The district, which has won awards for its emphasis on nutrition, contracts with suppliers who deliver the food, which is placed on cardboard trays and served. Unconsumed lunches are donated to local charities.

Some parents say it's frustrating meals aren't more appealing.

Mother Sally Pea said she's packing more lunches for her 10-year-old son this year.

"He just complains the food doesn't taste good," she said. "They serve chicken wings, which is ridiculous, and a lot of Mexican food."

Food services administrators were taken aback that so much of the new menu ended up in trash bins since dishes had been taste-tested by thousands of students and parents.

Although a recent lunch of barbecued chicken, salad, sliced apple and low-fat milk looked fine, kids said some foods just aren't well prepared or were tasteless. They were also wary of items they had never heard of, like quinoa salad.

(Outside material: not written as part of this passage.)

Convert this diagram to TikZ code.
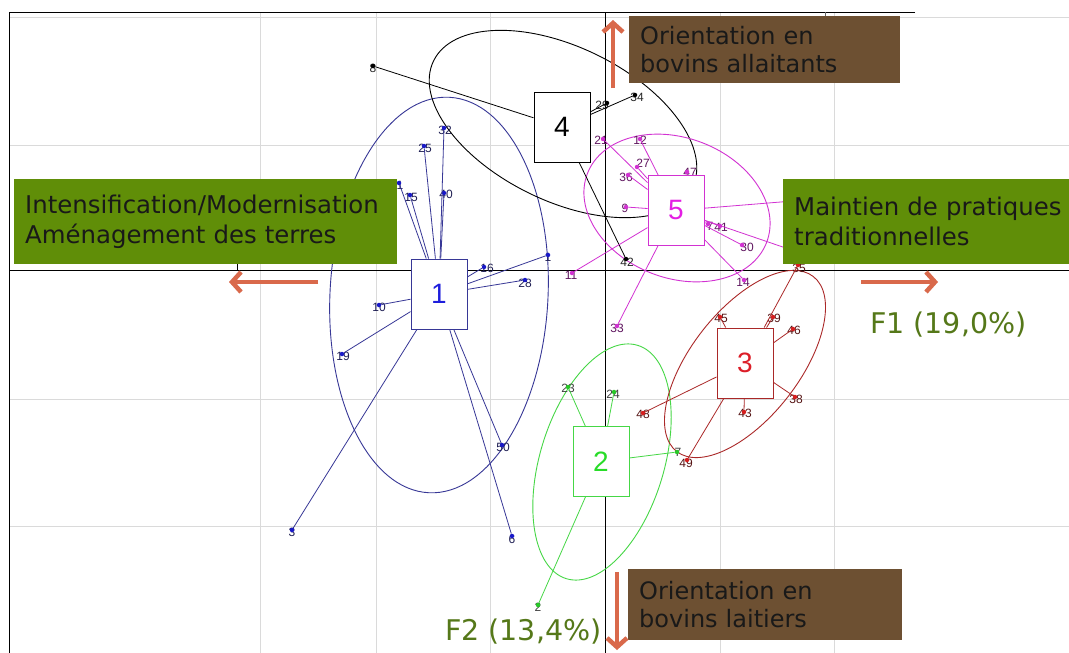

Student leader Duran described what he thought was a spinach dish as "nasty. I couldn't tell what it was," while a piece of chicken was like a rock.

Students' confidence in the food was also undermined by the contractor's delivery truck, which bears a logo stating the food is suitable for prisons and schools, Duran noted with a grimace.

Duran is set to meet with food services administrators next month to present his petition and survey, and discuss ways to get more foods students like.

Food services director Dennis Barrett knows it's an uphill battle to win kids' stomachs, but he's convinced that with time, it will work.

"The campaign to get people to stop smoking didn't happen overnight," he said.